O ciúme, muitas vezes, costuma ocorrer quando da posse. Nestes casos, já presenciei alguns cotovelos ligeiramente feridos, para usar um jargão mais comum, frequente além dos limites das medalhas e dos fardões.



Leda Selma de Alencar

O escritor Mário Rizério, padrinho de uma das irmãs de Leda Selma, sabia bem dos dotes e riquezas literárias de Leda Selma. E ela firmou atestado já nas primeiras linhas de seu discurso, ao falar do nascimento do velho mestre:

A lua, em quarto minguante, minguava de luz as noites, porém, uma outra luz, promanada do ventre de Deolinda Rizério de Moura Leite, brilhou: Mário, cujo fôlego, mostrado no chororô vigoroso, indicava uma criança saudável”. 

Na última quinta-feira, a Academia Goiana de Letras reuniu-se em torno da memória do escritor Mário Rizério Leite. Sou capaz de imaginar o velho mestre (que não teve paciência para esperar mais um ano e meio para que festejássemos seu centenário) registrando, numa página de suas últimas vontades, o nome de Leda Selma de Alencar para sintetizar os sentimentos de tantos quanto, vivos ou falecidos, com ele desfrutaram momentos ricos na Casa Colemar, a sede da AGL na esquina da Rua Quinze com a Rua Vinte, no centro histórico de Goiânia.
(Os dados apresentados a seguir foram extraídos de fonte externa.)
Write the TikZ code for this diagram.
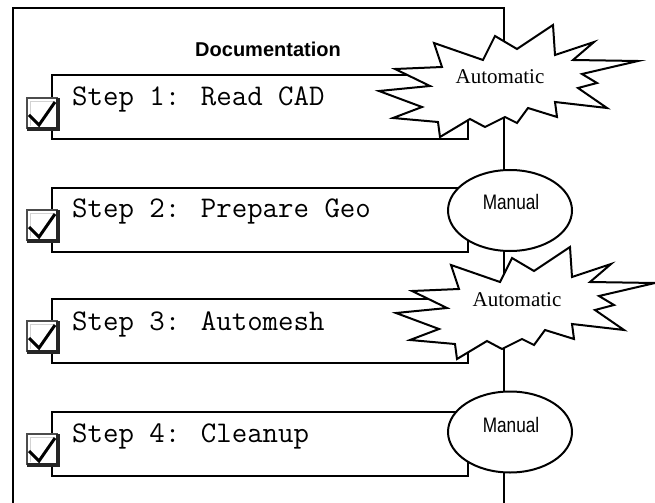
\documentclass[tikz,border=0pt]{standalone}
\usepackage{fontspec}
\newfontfamily\headfont{Liberation Sans}
\newfontfamily\narrowfont[FakeStretch=0.82]{Liberation Sans}
\newfontfamily\seriffont{Liberation Serif}
\usetikzlibrary{shapes.geometric}

\tikzset{
  frameline/.style={line width=2bp},
  stepbox/.style={draw, line width=2bp, fill=white, minimum width=416bp,
    minimum height=64bp, inner sep=0pt, anchor=north west},
  steptext/.style={anchor=base west, inner sep=0pt,
    font=\ttfamily\fontsize{30bp}{34bp}\selectfont},
  oval/.style={draw, ellipse, line width=2bp, fill=white,
    minimum width=124bp, minimum height=81bp, inner sep=0pt},
  ovaltext/.style={anchor=base, inner sep=0pt,
    font=\narrowfont\fontsize{21bp}{24bp}\selectfont},
  bursttext/.style={anchor=base, inner sep=0pt,
    font=\seriffont\fontsize{21bp}{24bp}\selectfont},
  burstline/.style={draw, line width=2bp, fill=white, line join=miter, miter limit=20},
  % tick box drawn from its top-left corner
  checkbox/.pic={
    \fill[white] (0,0) rectangle (31,31);
    \draw[gray!35, line width=1.5bp] (3.5,28) -- (3.5,3.5) -- (28,3.5);
    \draw[black!70, line width=2.2bp] (0,31) -- (0,0) -- (31,0);
    \draw[black!85, line width=3.5bp] (0,31) -- (31,31) -- (31,0);
    \draw[black, line width=3bp, line join=miter] (2,17) -- (12,27) -- (28,4);
  },
  % starburst outline around its centre
  burst/.pic={
    \draw[burstline] (-121,13) -- (-70,8) -- (-105,-9) -- (-58,-11) -- (-66,-35)
      -- (-17,-18) -- (-5,-42) -- (17,-29) -- (53,-53) -- (55,-23) -- (94,-36)
      -- (73,-18) -- (138,-17) -- (82,-4) -- (97,5) -- (78,10) -- (107,30)
      -- (55,24) -- (57,39) -- (28,30) -- (17,45) -- (5,39) -- (-15,49)
      -- (-30,41) -- (-60,59) -- (-62,44) -- (-107,40) -- (-78,29) -- cycle;
  },
}

\begin{document}
\begin{tikzpicture}[x=1bp, y=-1bp]
  \useasboundingbox (0,0) rectangle (655,503);

  % outer frame, open at the bottom
  \draw[frameline] (13,503) -- (13,8) -- (504,8) -- (504,503);

  \node[font=\headfont\bfseries\fontsize{20bp}{24bp}\selectfont, anchor=base,
        inner sep=0pt] (title) at (268,57) {Documentation};

  % steps
  \node[stepbox] (box1) at (51,74) {};
  \node[stepbox] (box2) at (51,187) {};
  \node[stepbox] (box3) at (51,298) {};
  \node[stepbox] (box4) at (51,411) {};

  \pic at (27,98) {checkbox};
  \pic at (27,210) {checkbox};
  \pic at (27,321) {checkbox};
  \pic at (27,434) {checkbox};

  \node[steptext] (s1) at (72,106) {Step 1: Read CAD};
  \node[steptext] (s2) at (72,218) {Step 2: Prepare Geo};
  \node[steptext] (s3) at (72,330) {Step 3: Automesh};
  \node[steptext] (s4) at (72,442) {Step 4: Cleanup};

  % step kinds
  \pic at (500,78) {burst};
  \node[bursttext] (a1) at (500,84) {Automatic};

  \node[oval] (m1) at (510,210.5) {};
  \node[ovaltext] (m1t) at (511,210) {Manual};

  \pic at (517,300) {burst};
  \node[bursttext] (a2) at (517,306) {Automatic};

  \node[oval] (m2) at (510,432) {};
  \node[ovaltext] (m2t) at (511,432) {Manual};
\end{tikzpicture}
\end{document}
Nas linhas seguintes, que preencheram onze páginas em Arial corpo 14, Leda contou das vivências estudantis, como colegial interno (contemporâneo de Jorge Amado) e como acadêmico de medicina; pinçou fatos (difícil de ecolher, hem, Leda? Uma vida rica como a dele!...) e deu tons de rica aquarela na palheta que foi a vida de Mário Rizério, baiano de várias cidadanias, goianizado pela determinação e pela prática de médico, músico, escritor ficcionista, marido e pai de goianos (e, obviamente, feliz com os títulos nobres de avô e bisavô... de goianos!).



A prática acadêmica pede liturgias, e uma delas é a Sessão Magna de Saudade; Mário Rizério sabia que vários imortais disputariam a honra de falar sobre sua vida, poucas semanas após a despedida de entre os vivos – mas coube a Leda, uma sobrinha honorária, de origem baiana como ele, e como ele também goianizada por razões semelhantes, a honraria. E se a alguém ficou uma pitadinha de ciúme, a fala de Leda Selma desfez o mau sentir, e ela concluiu o panegírico com nova evocação à Lua (o geógrafo em mim entende que o nome do satélite é substantivo próprio):

A lua, lindamente cheia, velou sua última noite. E, na manhã seguinte, 15 de maio de 2011, o sol, sem nenhuma alegria, fugiu pela janela do seu quarto, para anunciar que, aos 98 anos, Mário Rizério Leite havia se estrelizado. Sua bênção, meu mestre!”.